Mrs. Bridge by Evan S. Connell is one of the often neglected books I think should be more prominent in the list of great books to read. Mrs. Bridge is novel set in the years after World War II. It testifies to the sapping ennui of an unexamined suburban life. India Bridge, the title character, has three children and a meticulous workaholic husband. She defends her dainty, untouched guest towels from son Douglas, who has the gall to dry his hands on one, and earnestly attempts to control her daughters with pronouncements such as "Now see here, young lady ... in the morning one doesn't wear earrings that dangle." Though her life is increasingly filled with leisure and plenty, she can't shuffle off vague feelings of dissatisfaction, confusion, and futility. Mr. Connell deftly crafts Mrs. Bridge’s world so much so one can feel the soul of an intelligent woman while she's slowly suffocated by suburban life.
Since the book was first released in 1959, Mr.

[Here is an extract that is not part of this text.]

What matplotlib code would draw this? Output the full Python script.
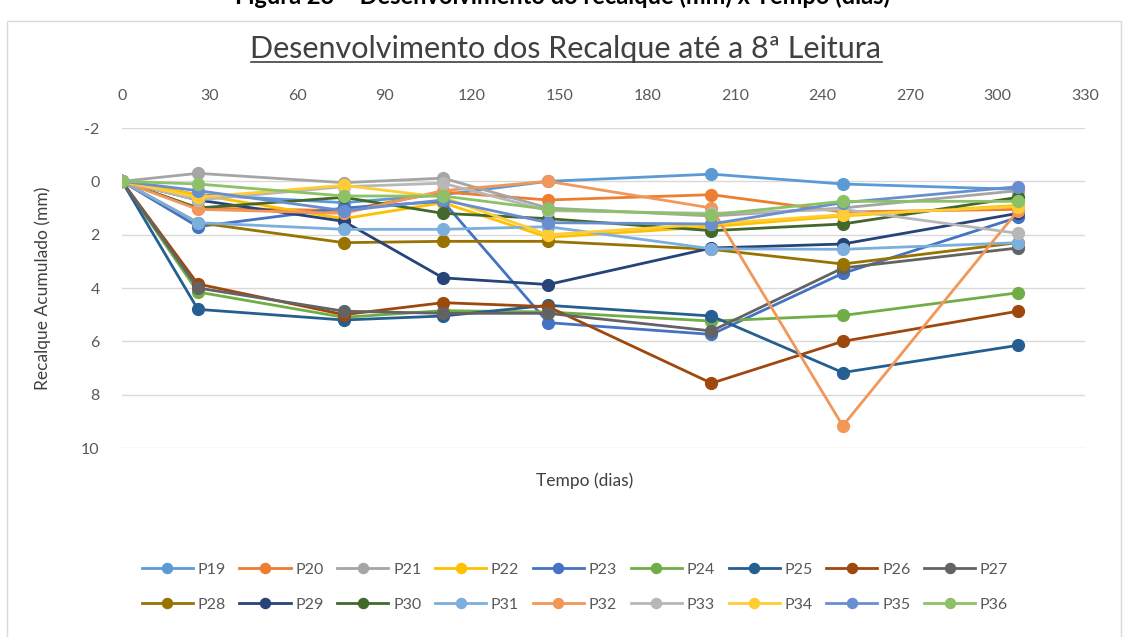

Connell did not have the advantages authors today have with social media. My first and most obvious choice for garnering more attention for the book would be to create an online presence by setting up a blog and social media accounts like Twitter and Facebook. Aside from those moves, I would suggest the following strategies to make Mrs. Bridge more widely read:
- Link your book with current topics. The final episodes of the series Mad Men premier in April 2015. It would be a smart move to create blog posts linking the very popular series with the novel Mrs. Bridge. The protagonist — India Bridge — makes Mad Men's Betty Draper look liberated.
- Connect with other authors. In 2009 author James Patterson discussed the influence the novel Mrs. Bridge had on his writing style. He did an interview with National Public Radio and spoke about how much he loved this narrative. It would make sense to connect with James Patterson perhaps inviting him to do a guest blog post on the book.
- Tempt your readers with more. Insert sample chapters from the next book in a series at the end of your current book to pull your readers in. Since Evan S. Connell wrote a companion book, Mr. Bridge to Mrs. Bridge, it might prove useful to include a teaser chapter to the next book.